_Set problem_: Set the data down again, exactly as it reads, but without the pictures.

_Source material_:
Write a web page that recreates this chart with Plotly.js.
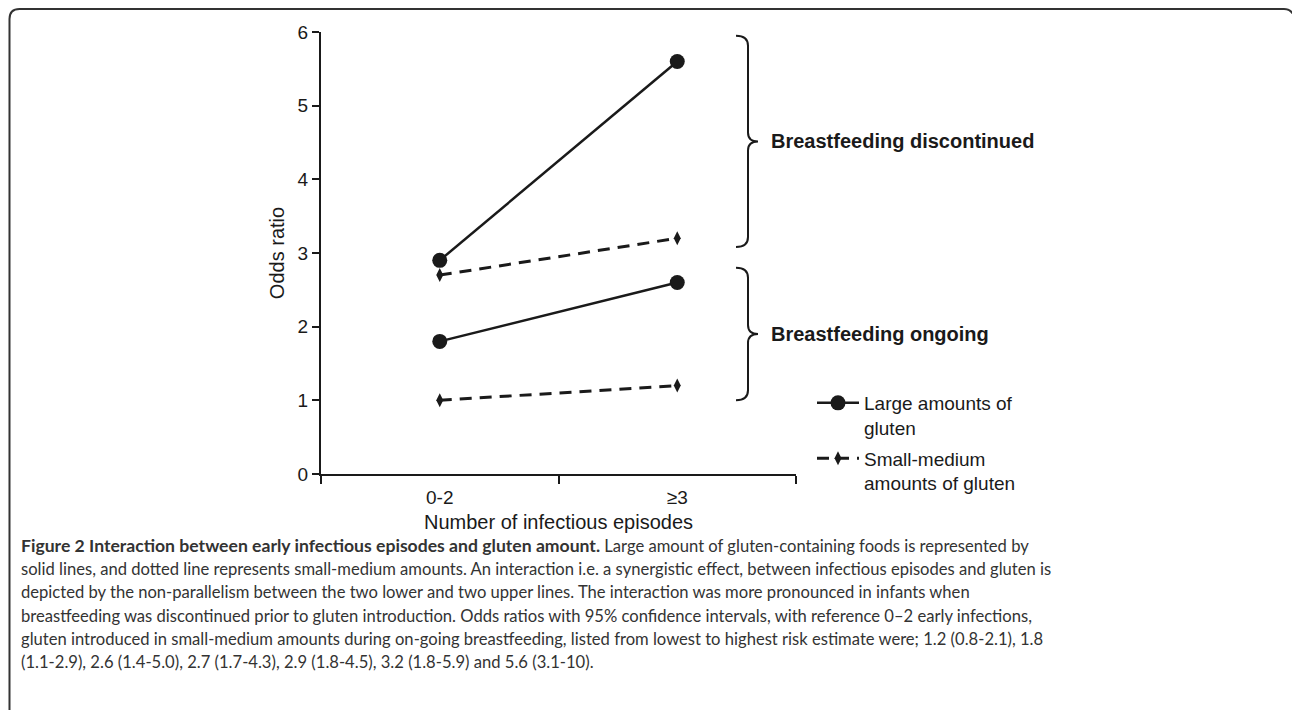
<!DOCTYPE html>
<html>
<head>
<meta charset="utf-8">
<script src="https://cdn.plot.ly/plotly-3.0.1.min.js"></script>
<style>
html,body{margin:0;padding:0;background:#fff;}
#chart{width:1292px;height:710px;}
</style>
</head>
<body>
<div id="chart"></div>
<script>
// ---- data ----
var categories = ["0-2", "\u22653"];
var largeDiscontinued = [2.9, 5.6];
var smallDiscontinued = [2.7, 3.2];
var largeOngoing = [1.8, 2.6];
var smallOngoing = [1.0, 1.2];
var seriesNames = ["Large amounts of<br>gluten", "Small-medium<br>amounts of gluten"];
var groupLabels = ["Breastfeeding discontinued", "Breastfeeding ongoing"];
var groupRanges = [[3.08, 5.95], [1.0, 2.8]];
var yTitle = "Odds ratio";
var xTitle = "Number of infectious episodes";
var captionTitle = "Figure 2 Interaction between early infectious episodes and gluten amount.";
var captionLines = [
  " Large amount of gluten-containing foods is represented by",
  "solid lines, and dotted line represents small-medium amounts. An interaction i.e. a synergistic effect, between infectious episodes and gluten is",
  "depicted by the non-parallelism between the two lower and two upper lines. The interaction was more pronounced in infants when",
  "breastfeeding was discontinued prior to gluten introduction. Odds ratios with 95% confidence intervals, with reference 0\u20132 early infections,",
  "gluten introduced in small-medium amounts during on-going breastfeeding, listed from lowest to highest risk estimate were; 1.2 (0.8-2.1), 1.8",
  "(1.1-2.9), 2.6 (1.4-5.0), 2.7 (1.7-4.3), 2.9 (1.8-4.5), 3.2 (1.8-5.9) and 5.6 (3.1-10)."
];

// ---- geometry ----
var W = 1292, H = 710;
var L = 321, R = 796, T = 32, B = 474;
function px(x){ return (x - L) / (R - L); }
function py(y){ return (B - y) / (B - T); }
function yv(v){ return B - v * (B - T) / 6; } // value -> pixel y

var black = "#1a1a1a";
var chartFont = "Liberation Sans, Arial, sans-serif";
var capFont = "Lato, Open Sans, sans-serif";

function solid(y, name, show){
  return {x: categories, y: y, type: "scatter", mode: "lines+markers", name: name,
    legendgroup: "large", showlegend: show,
    line: {color: black, width: 2.5},
    marker: {symbol: "circle", size: 15, color: black}};
}
function dashed(y, name, show){
  return {x: categories, y: y, type: "scatter", mode: "lines+markers", name: name,
    legendgroup: "small", showlegend: show,
    line: {color: black, width: 3, dash: "12px,8px"},
    marker: {symbol: "diamond-tall", size: 10, color: black}};
}
var traces = [
  solid(largeDiscontinued, seriesNames[0], true),
  dashed(smallDiscontinued, seriesNames[1], true),
  solid(largeOngoing, seriesNames[0], false),
  dashed(smallOngoing, seriesNames[1], false)
];

// ---- shapes ----
var shapes = [];
function P(x, y){ return px(x).toFixed(5) + "," + py(y).toFixed(5); }
shapes.push({type: "path", xref: "paper", yref: "paper",
  path: "M " + P(9.5, 712) + " L " + P(9.5, 19) + " Q " + P(9.5, 9) + " " + P(19.5, 9) +
        " L " + P(1284, 9) + " Q " + P(1290, 9) + " " + P(1293, 14),
  line: {color: "#333", width: 2}});
function brace(v0, v1){
  var yt = yv(v1), yb = yv(v0), ym = (yt + yb) / 2;
  var x0 = 736, x1 = 748, x2 = 758;
  return {type: "path", xref: "paper", yref: "paper",
    path: "M " + P(x0, yt) + " Q " + P(x1, yt) + " " + P(x1, yt + 10) +
          " L " + P(x1, ym - 9) + " Q " + P(x1, ym) + " " + P(x2, ym) +
          " Q " + P(x1, ym) + " " + P(x1, ym + 9) +
          " L " + P(x1, yb - 10) + " Q " + P(x1, yb) + " " + P(x0, yb),
    line: {color: black, width: 2}};
}
shapes.push(brace(groupRanges[0][0], groupRanges[0][1]));
shapes.push(brace(groupRanges[1][0], groupRanges[1][1]));

// ---- annotations ----
var annotations = [];
groupLabels.forEach(function(t, i){
  var ym = (yv(groupRanges[i][0]) + yv(groupRanges[i][1])) / 2;
  annotations.push({xref: "paper", yref: "paper", x: px(769), y: py(ym),
    xanchor: "left", yanchor: "middle", showarrow: false,
    text: "<b>" + t + "</b>", font: {family: chartFont, size: 20, color: black}});
});
var capY = [545.5, 569, 592.3, 615.7, 639, 662.3];
captionLines.forEach(function(t, i){
  var txt = i === 0 ? '<span style="font-size:17.6px"><b>' + captionTitle + '</b></span>' + t : t;
  annotations.push({xref: "paper", yref: "paper", x: px(19), y: py(capY[i]),
    xanchor: "left", yanchor: "middle", showarrow: false, align: "left",
    text: txt, font: {family: capFont, size: 16.6, color: "#333"}});
});

var layout = {
  width: W, height: H,
  margin: {l: L, r: W - R, t: T, b: H - B, pad: 0},
  paper_bgcolor: "#fff", plot_bgcolor: "#fff",
  font: {family: chartFont, color: black},
  showlegend: true,
  legend: {x: px(812), y: py(384), xanchor: "left", yanchor: "top",
    valign: "top", bgcolor: "rgba(0,0,0,0)", borderwidth: 0,
    font: {family: chartFont, size: 19, color: black},
    tracegroupgap: 3, itemwidth: 42},
  xaxis: {type: "category", range: [-0.5, 1.5], tickson: "boundaries",
    showline: true, linecolor: black, linewidth: 2, mirror: false,
    ticks: "outside", ticklen: 8, tickwidth: 2, tickcolor: black,
    ticklabelstandoff: 5,
    showgrid: false, zeroline: false, fixedrange: true,
    tickfont: {family: chartFont, size: 19, color: black},
    title: {text: xTitle, font: {family: chartFont, size: 20, color: black}, standoff: 8}},
  yaxis: {range: [0, 6], tickvals: [0, 1, 2, 3, 4, 5, 6],
    showline: true, linecolor: black, linewidth: 2,
    ticks: "outside", ticklen: 7, tickwidth: 2, tickcolor: black,
    showgrid: false, zeroline: false, fixedrange: true,
    tickfont: {family: chartFont, size: 19, color: black},
    title: {text: yTitle, font: {family: chartFont, size: 20, color: black}, standoff: 8}},
  shapes: shapes,
  annotations: annotations
};

Plotly.newPlot("chart", traces, layout, {displayModeBar: false, staticPlot: true});
</script>
</body>
</html>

_Task response_:
Write a web page that recreates this chart with Plotly.js.
<!DOCTYPE html>
<html>
<head>
<meta charset="utf-8">
<script src="https://cdn.plot.ly/plotly-3.0.1.min.js"></script>
<style>
html,body{margin:0;padding:0;background:#fff;}
#chart{width:1292px;height:710px;}
</style>
</head>
<body>
<div id="chart"></div>
<script>
// ---- data ----
var categories = ["0-2", "\u22653"];
var largeDiscontinued = [2.9, 5.6];
var smallDiscontinued = [2.7, 3.2];
var largeOngoing = [1.8, 2.6];
var smallOngoing = [1.0, 1.2];
var seriesNames = ["Large amounts of<br>gluten", "Small-medium<br>amounts of gluten"];
var groupLabels = ["Breastfeeding discontinued", "Breastfeeding ongoing"];
var groupRanges = [[3.08, 5.95], [1.0, 2.8]];
var yTitle = "Odds ratio";
var xTitle = "Number of infectious episodes";
var captionTitle = "Figure 2 Interaction between early infectious episodes and gluten amount.";
var captionLines = [
  " Large amount of gluten-containing foods is represented by",
  "solid lines, and dotted line represents small-medium amounts. An interaction i.e. a synergistic effect, between infectious episodes and gluten is",
  "depicted by the non-parallelism between the two lower and two upper lines. The interaction was more pronounced in infants when",
  "breastfeeding was discontinued prior to gluten introduction. Odds ratios with 95% confidence intervals, with reference 0\u20132 early infections,",
  "gluten introduced in small-medium amounts during on-going breastfeeding, listed from lowest to highest risk estimate were; 1.2 (0.8-2.1), 1.8",
  "(1.1-2.9), 2.6 (1.4-5.0), 2.7 (1.7-4.3), 2.9 (1.8-4.5), 3.2 (1.8-5.9) and 5.6 (3.1-10)."
];

// ---- geometry ----
var W = 1292, H = 710;
var L = 321, R = 796, T = 32, B = 474;
function px(x){ return (x - L) / (R - L); }
function py(y){ return (B - y) / (B - T); }
function yv(v){ return B - v * (B - T) / 6; } // value -> pixel y

var black = "#1a1a1a";
var chartFont = "Liberation Sans, Arial, sans-serif";
var capFont = "Lato, Open Sans, sans-serif";

function solid(y, name, show){
  return {x: categories, y: y, type: "scatter", mode: "lines+markers", name: name,
    legendgroup: "large", showlegend: show,
    line: {color: black, width: 2.5},
    marker: {symbol: "circle", size: 15, color: black}};
}
function dashed(y, name, show){
  return {x: categories, y: y, type: "scatter", mode: "lines+markers", name: name,
    legendgroup: "small", showlegend: show,
    line: {color: black, width: 3, dash: "12px,8px"},
    marker: {symbol: "diamond-tall", size: 10, color: black}};
}
var traces = [
  solid(largeDiscontinued, seriesNames[0], true),
  dashed(smallDiscontinued, seriesNames[1], true),
  solid(largeOngoing, seriesNames[0], false),
  dashed(smallOngoing, seriesNames[1], false)
];

// ---- shapes ----
var shapes = [];
function P(x, y){ return px(x).toFixed(5) + "," + py(y).toFixed(5); }
shapes.push({type: "path", xref: "paper", yref: "paper",
  path: "M " + P(9.5, 712) + " L " + P(9.5, 19) + " Q " + P(9.5, 9) + " " + P(19.5, 9) +
        " L " + P(1284, 9) + " Q " + P(1290, 9) + " " + P(1293, 14),
  line: {color: "#333", width: 2}});
function brace(v0, v1){
  var yt = yv(v1), yb = yv(v0), ym = (yt + yb) / 2;
  var x0 = 736, x1 = 748, x2 = 758;
  return {type: "path", xref: "paper", yref: "paper",
    path: "M " + P(x0, yt) + " Q " + P(x1, yt) + " " + P(x1, yt + 10) +
          " L " + P(x1, ym - 9) + " Q " + P(x1, ym) + " " + P(x2, ym) +
          " Q " + P(x1, ym) + " " + P(x1, ym + 9) +
          " L " + P(x1, yb - 10) + " Q " + P(x1, yb) + " " + P(x0, yb),
    line: {color: black, width: 2}};
}
shapes.push(brace(groupRanges[0][0], groupRanges[0][1]));
shapes.push(brace(groupRanges[1][0], groupRanges[1][1]));

// ---- annotations ----
var annotations = [];
groupLabels.forEach(function(t, i){
  var ym = (yv(groupRanges[i][0]) + yv(groupRanges[i][1])) / 2;
  annotations.push({xref: "paper", yref: "paper", x: px(769), y: py(ym),
    xanchor: "left", yanchor: "middle", showarrow: false,
    text: "<b>" + t + "</b>", font: {family: chartFont, size: 20, color: black}});
});
var capY = [545.5, 569, 592.3, 615.7, 639, 662.3];
captionLines.forEach(function(t, i){
  var txt = i === 0 ? '<span style="font-size:17.6px"><b>' + captionTitle + '</b></span>' + t : t;
  annotations.push({xref: "paper", yref: "paper", x: px(19), y: py(capY[i]),
    xanchor: "left", yanchor: "middle", showarrow: false, align: "left",
    text: txt, font: {family: capFont, size: 16.6, color: "#333"}});
});

var layout = {
  width: W, height: H,
  margin: {l: L, r: W - R, t: T, b: H - B, pad: 0},
  paper_bgcolor: "#fff", plot_bgcolor: "#fff",
  font: {family: chartFont, color: black},
  showlegend: true,
  legend: {x: px(812), y: py(384), xanchor: "left", yanchor: "top",
    valign: "top", bgcolor: "rgba(0,0,0,0)", borderwidth: 0,
    font: {family: chartFont, size: 19, color: black},
    tracegroupgap: 3, itemwidth: 42},
  xaxis: {type: "category", range: [-0.5, 1.5], tickson: "boundaries",
    showline: true, linecolor: black, linewidth: 2, mirror: false,
    ticks: "outside", ticklen: 8, tickwidth: 2, tickcolor: black,
    ticklabelstandoff: 5,
    showgrid: false, zeroline: false, fixedrange: true,
    tickfont: {family: chartFont, size: 19, color: black},
    title: {text: xTitle, font: {family: chartFont, size: 20, color: black}, standoff: 8}},
  yaxis: {range: [0, 6], tickvals: [0, 1, 2, 3, 4, 5, 6],
    showline: true, linecolor: black, linewidth: 2,
    ticks: "outside", ticklen: 7, tickwidth: 2, tickcolor: black,
    showgrid: false, zeroline: false, fixedrange: true,
    tickfont: {family: chartFont, size: 19, color: black},
    title: {text: yTitle, font: {family: chartFont, size: 20, color: black}, standoff: 8}},
  shapes: shapes,
  annotations: annotations
};

Plotly.newPlot("chart", traces, layout, {displayModeBar: false, staticPlot: true});
</script>
</body>
</html>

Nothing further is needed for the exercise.